> _TASK BRIEF_:
Please work out how many lines in the material contain "matplotlib" and give only that figure.

----- DATA BLOCK -----

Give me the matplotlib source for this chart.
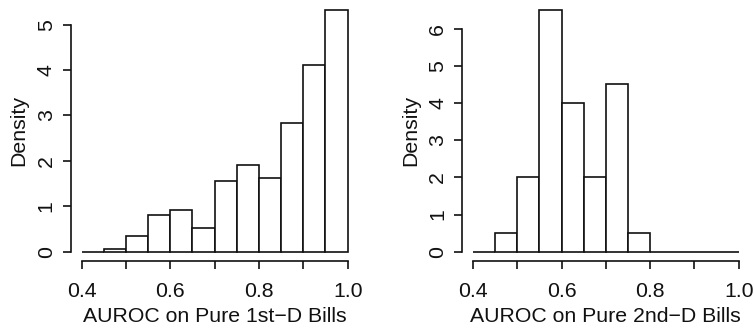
import matplotlib
matplotlib.use("Agg")
import matplotlib.pyplot as plt
import numpy as np

plt.rcParams['font.family'] = ['Liberation Sans', 'DejaVu Sans']

# Histogram bins (width 0.05) shared by both panels
bin_edges = [0.40, 0.45, 0.50, 0.55, 0.60, 0.65, 0.70, 0.75, 0.80, 0.85, 0.90, 0.95, 1.00]

# Densities per bin
density_1st = [0.0, 0.07, 0.35, 0.81, 0.92, 0.52, 1.56, 1.91, 1.63, 2.83, 4.10, 5.32]
density_2nd = [0.0, 0.5, 2.0, 6.5, 4.0, 2.0, 4.5, 0.5, 0.0, 0.0, 0.0, 0.0]

xlabel_1st = "AUROC on Pure 1st\u2212D Bills"
xlabel_2nd = "AUROC on Pure 2nd\u2212D Bills"
ylabel = "Density"

x_ticks = [0.4, 0.5, 0.6, 0.7, 0.8, 0.9, 1.0]
x_tick_labels = ["0.4", "", "0.6", "", "0.8", "", "1.0"]
y_ticks_1st = [0, 1, 2, 3, 4, 5]
y_ticks_2nd = [0, 1, 2, 3, 4, 5, 6]

W, H = 754, 329
fig = plt.figure(figsize=(W / 100, H / 100), dpi=100)

FS = 15.3
LW = 1.2


def panel(rect, dens, yticks, xlabel):
    ax = fig.add_axes(rect)
    edges = np.array(bin_edges)
    widths = np.diff(edges)
    ax.bar(edges[:-1], dens, width=widths, align='edge',
           facecolor='white', edgecolor='#111111', linewidth=LW)
    x0, x1 = edges[0], edges[-1]
    dx = (x1 - x0) * 0.04
    ymax = max(dens)
    ax.set_xlim(x0 - dx, x1 + dx)
    ax.set_ylim(-0.04 * ymax, ymax * 1.04)
    for s in ('top', 'right'):
        ax.spines[s].set_visible(False)
    ax.spines['left'].set_bounds(yticks[0], yticks[-1])
    ax.spines['bottom'].set_bounds(x_ticks[0], x_ticks[-1])
    for s in ('left', 'bottom'):
        ax.spines[s].set_linewidth(LW)
        ax.spines[s].set_color('#111111')
    ax.set_xticks(x_ticks)
    ax.set_xticklabels(x_tick_labels)
    ax.set_yticks(yticks)
    ax.set_yticklabels([str(v) for v in yticks], rotation=90, va='center')
    ax.tick_params(axis='both', direction='out', length=6, width=LW,
                   labelsize=FS, color='#111111', labelcolor='#111111')
    ax.tick_params(axis='x', pad=9)
    ax.tick_params(axis='y', pad=5)
    ax.set_xlabel(xlabel, fontsize=FS, labelpad=4, color='#111111')
    ax.set_ylabel(ylabel, fontsize=FS, labelpad=6, color='#111111')
    ax.patch.set_visible(False)
    return ax


bottom = (H - 261.4) / H
height = 261.0 / H
panel([71.0 / W, bottom, 287.3 / W, height], density_1st, y_ticks_1st, xlabel_1st)
panel([462.4 / W, bottom, 286.9 / W, height], density_2nd, y_ticks_2nd, xlabel_2nd)

fig.savefig("out.png", dpi=100)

-----

> _CORRECT RESPONSE_:
4